Einstein on the Beach premiered in July, 1976, and its impact is still being felt. Just as an example of how far the word of this work spread, it was the first “non-rock” music I ever purchased. As a teenager, I was so intrigued by what I had heard about it that I shelled out for the four-LP box set on Tomato Records way back in the early ‘80s. I am still not sure if I fully understand the opera, but the box remains a treasured item in my collection.
Having said that, I kind of wish that the Einstein on the Beach Highlights edition had been available back then, because it makes for a marvelous introduction to the piece. The Brooklyn Academy of Music have presented EOTB numerous times over the years, and the new 77:23 Highlights CD is drawn from a 1984 performance.
Due to the inherent time constrictions of vinyl and compact disc, the opera has been edited a few times. The four-LP set I own runs 160 minutes, the 1993 CD version is 190 minutes, while the “complete” opera (only available as a download), runs a whopping 217 minutes. I mention all of this just to give the reader an idea of the scope of the piece, and of how difficult it must have been for Glass to maintain the integrity of the work when faced with the unavoidable time limitations of the various formats.
Even at “only” 77 minutes, there is still a great deal of wonderful music to absorb here. There is a repetitive motif to the music which serves two purposes. One of these is very simple, for it allows the listener to have a “hook,” which certainly helped me initially. But the second, and most likely strongest reason is that the process of doubling-back delays the resolution. This is an essential component, as it allows the narrative to move along, no matter where the story takes us.
It bears repeating that even though I have been listening to EOTB for around 30 years now, I am still finding new elements of it to explore. I think I understand the basic themes, which have to do with nuclear weapons, science, and radio. My point is that EOTB is a work which is deeply layered, and a very rewarding listening experience.

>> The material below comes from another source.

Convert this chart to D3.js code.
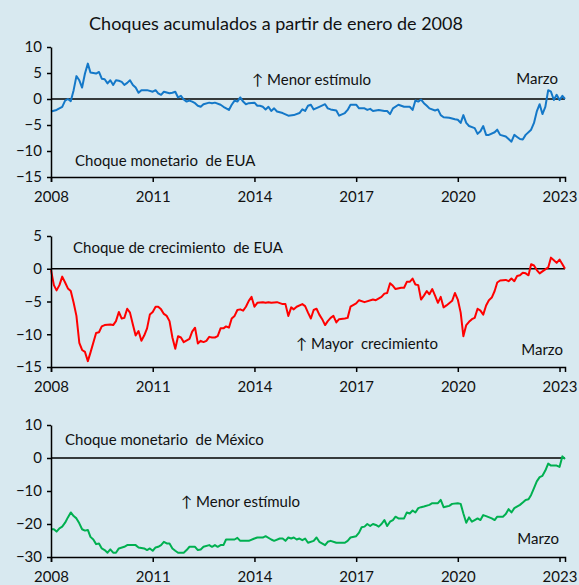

One element of opera for someone (like myself) who comes from a rock background is a fear of the music being too intimidating. EOTB is musically varied, there are sections which could be described as dissonant, and others which are a little more “listener friendly,” (for lack of a better term). Once again, this Highlights edition provides an excellent opportunity to basically sample this huge work, as it offers representative portions of the whole thing.
This is quite a nice package, as it also includes a DVD of the documentary film Einstein on the Beach: The Changing Face of Opera (1984) by Chris A. Vergas. The documentary is 58 minutes in length, and was initially aired on public television. It is basically a behind the scenes look at the Brooklyn Academy of Music’s presentation of the opera.
This CD/DVD combo pack has just been released by Philip Glass’ own Orange Mountain Music label, and offers a delightful introduction to one of the most talked about, and important operas of the late 20th century.